Main Bet: Darius Van Driel 1pt each way @ 100/1

A key factor behind the selection of Lawrence last year was his fondness for playing golf at altitude (his four DP World Tour wins have come in such conditions) and while Munich does not have the thinnest air in Europe, there is a requirement to do some maths at 520m above sea level.

That leads us nicely to the first pick, the Dutchman Darius Van Driel.

He opened the season with a top 10 on the Johannesburg high veldt and backed that up with victory in the equally high Nairobi in the Kenya Open.

Nor was his head for heights a surprise.

The win was his fifth top 12 finish in Nairobi, he also has a top 10 in Madrid on the main tour and his victories on the second tier came at Geneva (379m) and Adamstal (590m).

Rather more straightforwardly, he's made four cuts at Eichenried. The first two didn't realise much but he's become a better player and was T10th in 2022 (fourth with 18 holes to play) and T12th last year.

Then there is the potential bit-between-the-teeth factor of his non-selection for Paris 2024 by the Dutch Olympic Committee.

A statement revealed that the DOC felt that neither Van Driel, Joost Luiten or Dewi Weber had "a reasonable chance of a top-8 ranking". It sounded a lot like, well, double Dutch to most people and the golfers were understandably no different.

Van Driel wrote on Instagram: "The (DOC) doesn't have a clue about golf and it a shame we're suffering now. We're not going because of political reasons. A sad day for Dutch golf. #shame on you."

Needled, in a spot that suits, DVD can make a point this week and good on him if he does.


Next Best: Joost Luiten 1pt each-way @ 33/1

Joost Luiten (720).JPG

Of course, Luiten was no more or less outraged that Van Driel.

"It's just mind-blowing that they say I can not finish top 8 at the Olympics, (DOC) have absolutely no clue about golf," he wrote on Instagram.

"I just don't get it! Typically Holland, they only understand the typical Dutch sports, clearly not golf. So sad and painful."

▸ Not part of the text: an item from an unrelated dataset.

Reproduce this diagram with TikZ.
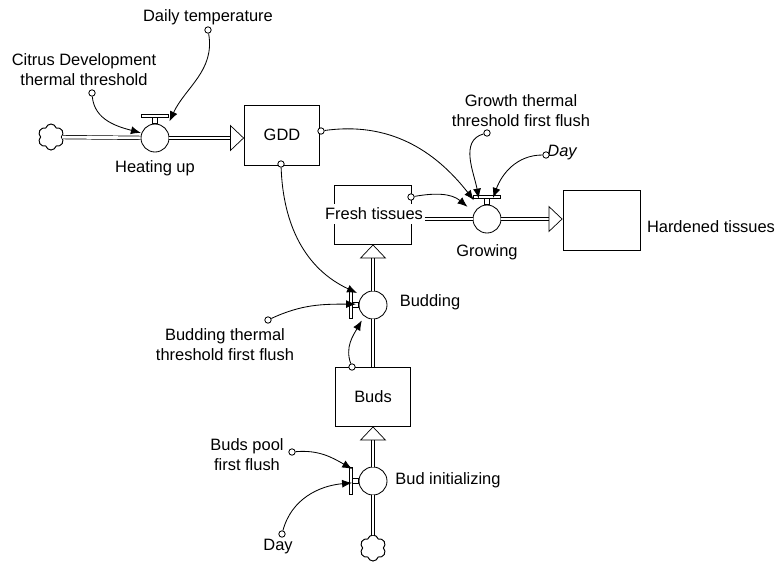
\documentclass[tikz,border=0pt]{standalone}
\usepackage{fontspec}
\setmainfont{Liberation Sans}
\usepackage{tikz}
\usetikzlibrary{arrows.meta,shapes.symbols}
\newcommand{\sdfont}{\fontsize{11.7}{14.2}\selectfont}
\tikzset{
  lbl/.style={font=\sdfont, inner sep=1pt},
  stock/.style={draw, line width=0.6pt, font=\sdfont, minimum width=18.75mm, minimum height=15mm},
  valve/.style={draw, circle, line width=0.6pt, fill=white, minimum size=7mm, inner sep=0pt},
  auxdot/.style={draw, circle, line width=0.6pt, fill=white, minimum size=1.6mm, inner sep=0pt},
  cloudsrc/.style={draw, cloud, cloud puffs=6, aspect=1, line width=0.7pt, minimum size=6.5mm, inner sep=0pt},
  pipe/.style={double, double distance=0.7mm, line width=0.5pt},
  pipeend/.style={-{Triangle[open, length=3.5mm, width=6.6mm]}},
  handle/.style={draw, line width=0.5pt, fill=white},
  conn/.style={line width=0.6pt, -{Latex[length=2.5mm, width=2mm]}}
}

\begin{document}
\begin{tikzpicture}[x=0.25mm, y=0.25mm]
          \useasboundingbox (0,0) rectangle (778,-565);

          \node[lbl] (DailyTemp) at (208,-17) {Daily temperature};
          \node[auxdot] (DailyTempDot) at (208,-30) {};
          \node[lbl, align=center] (CitrusThr) at (84,-70) {Citrus Development\\thermal threshold};
          \node[auxdot] (CitrusThrDot) at (92,-93) {};
          \node[cloudsrc] (CloudA) at (51,-137) {};
          \node[valve] (HeatingUp) at (155,-138) {};
          \node[lbl] (HeatingUpLbl) at (155,-168) {Heating up};
          \node[stock] (GDD) at (282,-135) {GDD};
          \node[auxdot] (GDDDotR) at (321,-131) {};
          \node[auxdot] (GDDDotB) at (281,-164) {};

          \node[stock, minimum width=19.25mm, minimum height=14.75mm] (FreshTissues) at (373,-214.5) {};
          \node[lbl, fill=white, inner ysep=3pt] (FreshLbl) at (374,-214) {Fresh tissues};
          \node[auxdot] (FreshDot) at (411,-197) {};
          \node[valve] (Growing) at (487,-219) {};
          \node[lbl] (GrowingLbl) at (487,-252) {Growing};
          \node[lbl, align=center] (GrowthThr) at (521,-110.5) {Growth thermal\\threshold first flush};
          \node[auxdot] (GrowthThrDot) at (487,-133) {};
          \node[lbl, font=\sdfont\itshape] (DayA) at (562,-153) {Day};
          \node[auxdot] (DayADot) at (546,-155) {};
          \node[stock, minimum width=19.25mm] (Hardened) at (601.5,-220) {};
          \node[lbl] (HardenedLbl) at (711,-227) {Hardened tissues};

          \node[valve] (Budding) at (373,-305) {};
          \node[lbl] (BuddingLbl) at (430,-302) {Budding};
          \node[lbl, align=center] (BudThr) at (225,-345) {Budding thermal\\threshold first flush};
          \node[auxdot] (BudThrDot) at (268,-320) {};
          \node[stock, minimum height=14.75mm] (Buds) at (373,-396.5) {Buds};
          \node[auxdot] (BudsDot) at (352,-367) {};

          \node[valve] (BudInit) at (373,-481) {};
          \node[lbl] (BudInitLbl) at (448,-480) {Bud initializing};
          \node[lbl, align=center] (BudsPool) at (247,-455) {Buds pool\\first flush};
          \node[auxdot] (BudsPoolDot) at (292,-452) {};
          \node[lbl] (DayB) at (278,-547) {Day};
          \node[auxdot] (DayBDot) at (282,-534) {};
          \node[cloudsrc] (CloudB) at (373,-548) {};

          \draw[pipe] (CloudA) -- (HeatingUp);
          \draw[pipe, pipeend] (HeatingUp) -- (HeatingUp -| GDD.west);
          \draw[pipe] (FreshLbl.east |- Growing) -- (Growing);
          \draw[pipe, pipeend] (Growing) -- (Growing -| Hardened.west);
          \draw[pipe] (Buds) -- (Budding);
          \draw[pipe, pipeend] (Budding) -- (FreshTissues);
          \draw[pipe] (CloudB) -- (BudInit);
          \draw[pipe, pipeend] (BudInit) -- (Buds);

          \path[handle] ([shift={(-2.5,0)}]HeatingUp.north) rectangle ++(5,6) ++(-16,0) rectangle ++(27,3);
          \path[handle] ([shift={(-2.5,0)}]Growing.north) rectangle ++(5,6) ++(-16,0) rectangle ++(27,3);
          \path[handle] ([shift={(0,-2.5)}]Budding.west) rectangle ++(-6,5) ++(0,-16) rectangle ++(-3,27);
          \path[handle] ([shift={(0,-2.5)}]BudInit.west) rectangle ++(-6,5) ++(0,-16) rectangle ++(-3,27);

          \draw[conn] (DailyTempDot) to[out=-80, in=65] ([shift={(49:22)}]HeatingUp.center);
          \draw[conn] (CitrusThrDot) to[out=-85, in=165] ([shift={(160:15)}]HeatingUp.center);
          \draw[conn] (GDDDotR) to[out=8, in=128] ([shift={(125:23)}]Growing.center);
          \draw[conn] (GrowthThrDot) to[out=195, in=100] ([shift={(112:22)}]Growing.center);
          \draw[conn] (DayADot) to[out=180, in=70] ([shift={(74:22)}]Growing.center);
          \draw[conn] (FreshDot) to[out=10, in=140] ([shift={(148:23)}]Growing.center);
          \draw[conn] (GDDDotB) to[out=-88, in=155] ([shift={(143:20)}]Budding.center);
          \draw[conn] (BudThrDot) to[out=25, in=180] ([shift={(177:17)}]Budding.center);
          \draw[conn] (BudsDot) to[out=110, in=-120] ([shift={(234:19)}]Budding.center);
          \draw[conn] (BudsPoolDot) to[out=5, in=150] ([shift={(150:24)}]BudInit.center);
          \draw[conn] (DayBDot) to[out=75, in=185] ([shift={(185:21)}]BudInit.center);
        \end{tikzpicture}
\end{document}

Could this be what tips Luiten from consistent to contender?

Four of his last seven starts have been top 15s but he's yet to crack the top 10.

At the course he has five top 15s in his last seven starts including third in 2011 and second last year when he led by three going into the final round.

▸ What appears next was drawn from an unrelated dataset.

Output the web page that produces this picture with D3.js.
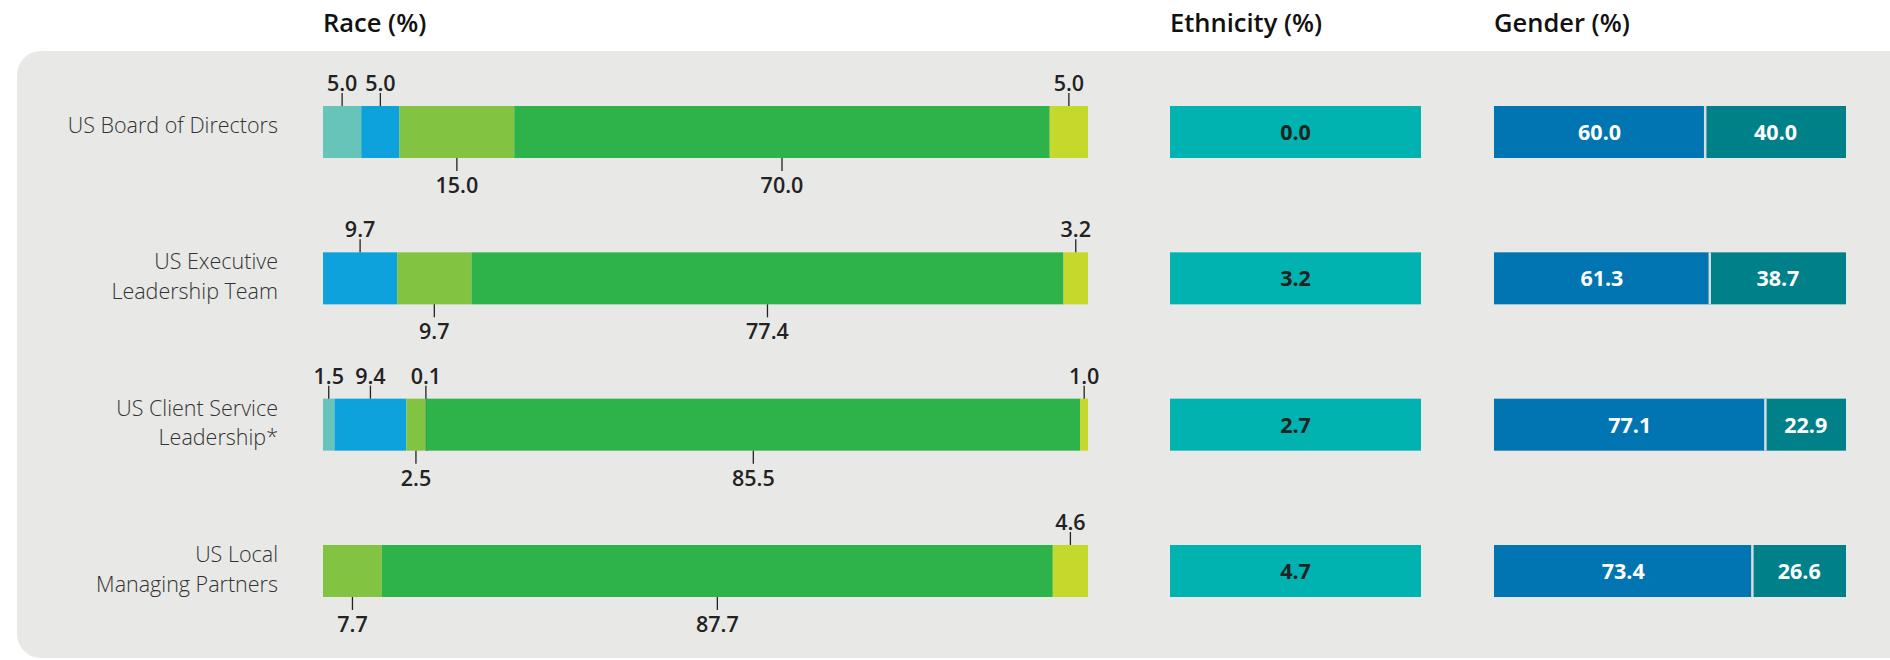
<!DOCTYPE html>
<html>
<head>
<meta charset="utf-8">
<script src="https://cdn.jsdelivr.net/npm/d3@7/dist/d3.min.js"></script>
<style>
  html, body { margin: 0; padding: 0; background: #ffffff; }
  svg { display: block; font-family: "Open Sans", "Noto Sans", sans-serif; }
</style>
</head>
<body>
<svg id="chart" width="1890" height="660"></svg>
<script>
// ---- Data ----
const groups = [
  ["US Board of Directors"],
  ["US Executive", "Leadership Team"],
  ["US Client Service", "Leadership*"],
  ["US Local", "Managing Partners"]
];
const raceCategories = ["teal", "blue", "lightGreen", "darkGreen", "green", "yellow"];
const raceTeal      = [5.0, 0.0, 1.5, 0.0];
const raceBlue      = [5.0, 9.7, 9.4, 0.0];
const raceLightGreen= [15.0, 9.7, 2.5, 7.7];
const raceDarkGreen = [0.0, 0.0, 0.1, 0.0];
const raceGreen     = [70.0, 77.4, 85.5, 87.7];
const raceYellow    = [5.0, 3.2, 1.0, 4.6];
const ethnicity     = [0.0, 3.2, 2.7, 4.7];
const genderA       = [60.0, 61.3, 77.1, 73.4];
const genderB       = [40.0, 38.7, 22.9, 26.6];
const panelTitles   = ["Race (%)", "Ethnicity (%)", "Gender (%)"];

// ---- Styles ----
const raceColors = {
  teal: "#66c5b8", blue: "#0ea2dc", lightGreen: "#82c341",
  darkGreen: "#26923e", green: "#2eb34b", yellow: "#c5d92d"
};
const labelAbove = { teal: true, blue: true, darkGreen: true, yellow: true, lightGreen: false, green: false };
const ethColor = "#00b3b0";
const genColors = ["#0075b2", "#008089"];

const svg = d3.select("#chart");
const fmt = d3.format(".1f");

// background panel (rounded left corners, extends past right edge)
svg.append("rect")
  .attr("x", 17).attr("y", 51).attr("width", 1960).attr("height", 607)
  .attr("rx", 24).attr("ry", 24)
  .attr("fill", "#e8e8e6");

// scales
const y = d3.scalePoint().domain(d3.range(groups.length)).range([132, 571]);
const barH = 52;
const xRace = d3.scaleLinear().domain([0, 100]).range([323, 1088]);
const xEth0 = 1170, xEth1 = 1421;
const xGen = d3.scaleLinear().domain([0, 100]).range([1494, 1846]);

// titles
const titleX = [xRace(0), xEth0, xGen(0)];
svg.selectAll("text.title").data(panelTitles).join("text")
  .attr("class", "title")
  .attr("x", (d, i) => titleX[i]).attr("y", 32)
  .attr("font-size", 25.5).attr("font-weight", 600).attr("fill", "#111")
  .text(d => d);

// category labels
groups.forEach((lines, i) => {
  const cy = y(i);
  const t = svg.append("text")
    .attr("text-anchor", "end").attr("font-size", 21.5).attr("font-weight", 300)
    .attr("fill", "#333");
  if (lines.length === 1) {
    t.append("tspan").attr("x", 278).attr("y", cy + 1).text(lines[0]);
  } else {
    lines.forEach((l, k) => {
      t.append("tspan").attr("x", 278).attr("y", cy - 9 + k * 29.5).text(l);
    });
  }
});

// race stacked bars
const raceSeries = {
  teal: raceTeal, blue: raceBlue, lightGreen: raceLightGreen,
  darkGreen: raceDarkGreen, green: raceGreen, yellow: raceYellow
};
const table = groups.map((g, i) => {
  const row = { idx: i };
  raceCategories.forEach(c => row[c] = raceSeries[c][i]);
  return row;
});
const stack = d3.stack().keys(raceCategories)(table);

stack.forEach(layer => {
  const key = layer.key;
  layer.forEach((seg, i) => {
    const v = seg[1] - seg[0];
    if (v <= 0) return;
    const top = y(i) - barH / 2, bot = y(i) + barH / 2;
    const x0 = xRace(seg[0]), x1 = xRace(seg[1]);
    svg.append("rect")
      .attr("x", x0).attr("y", top)
      .attr("width", Math.max(x1 - x0, 2.5)).attr("height", barH)
      .attr("fill", raceColors[key]);
    const cx = (x0 + x1) / 2;
    const above = labelAbove[key];
    svg.append("line")
      .attr("x1", cx).attr("x2", cx)
      .attr("y1", above ? top - 13 : bot).attr("y2", above ? top : bot + 13)
      .attr("stroke", "#222").attr("stroke-width", 1.3);
    svg.append("text")
      .attr("x", cx).attr("y", above ? top - 15 : bot + 35)
      .attr("text-anchor", "middle").attr("font-size", 21.5).attr("font-weight", 600)
      .attr("fill", "#222")
      .text(fmt(v));
  });
});

// ethnicity boxes
svg.selectAll("rect.eth").data(ethnicity).join("rect")
  .attr("class", "eth")
  .attr("x", xEth0).attr("y", (d, i) => y(i) - barH / 2)
  .attr("width", xEth1 - xEth0).attr("height", barH)
  .attr("fill", ethColor);
svg.selectAll("text.eth").data(ethnicity).join("text")
  .attr("class", "eth")
  .attr("x", (xEth0 + xEth1) / 2).attr("y", (d, i) => y(i) + 8)
  .attr("text-anchor", "middle").attr("font-size", 21.5).attr("font-weight", 700)
  .attr("fill", "#222")
  .text(d => fmt(d));

// gender bars
groups.forEach((g, i) => {
  const top = y(i) - barH / 2;
  const a = genderA[i], b = genderB[i];
  svg.append("rect").attr("x", xGen(0)).attr("y", top)
    .attr("width", xGen(a) - xGen(0)).attr("height", barH).attr("fill", genColors[0]);
  svg.append("rect").attr("x", xGen(a)).attr("y", top)
    .attr("width", xGen(a + b) - xGen(a)).attr("height", barH).attr("fill", genColors[1]);
  svg.append("line").attr("x1", xGen(a)).attr("x2", xGen(a))
    .attr("y1", top).attr("y2", top + barH)
    .attr("stroke", "#d6dcdc").attr("stroke-width", 2.5);
  svg.append("text").attr("x", (xGen(0) + xGen(a)) / 2).attr("y", y(i) + 8)
    .attr("text-anchor", "middle").attr("font-size", 21.5).attr("font-weight", 700)
    .attr("fill", "#fff").text(fmt(a));
  svg.append("text").attr("x", (xGen(a) + xGen(a + b)) / 2).attr("y", y(i) + 8)
    .attr("text-anchor", "middle").attr("font-size", 21.5).attr("font-weight", 700)
    .attr("fill", "#fff").text(fmt(b));
});
</script>
</body>
</html>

That could be a painful memory but it could also, allied with that frustration at the decision-makers, fuel a furious, righteous and positive response.


Final Bet: Pablo Larrazabal 1pt each-way @ 33/1

Finally, stick with the Spaniard Pablo Larrazabal.

We were on him early last month in the Netherlands because he was the defending champion and a new father.

We'll keep with the dad vibes and hope to catch them bouncing off his excitement at returning to a course that has been very kind to him down the years.

He was top 10 at halfway on debut in 2008, third in 2010, the winner in 2011, winner again in 2015, recorded top 20s in 2017 and 2021, and was fifth in 2022.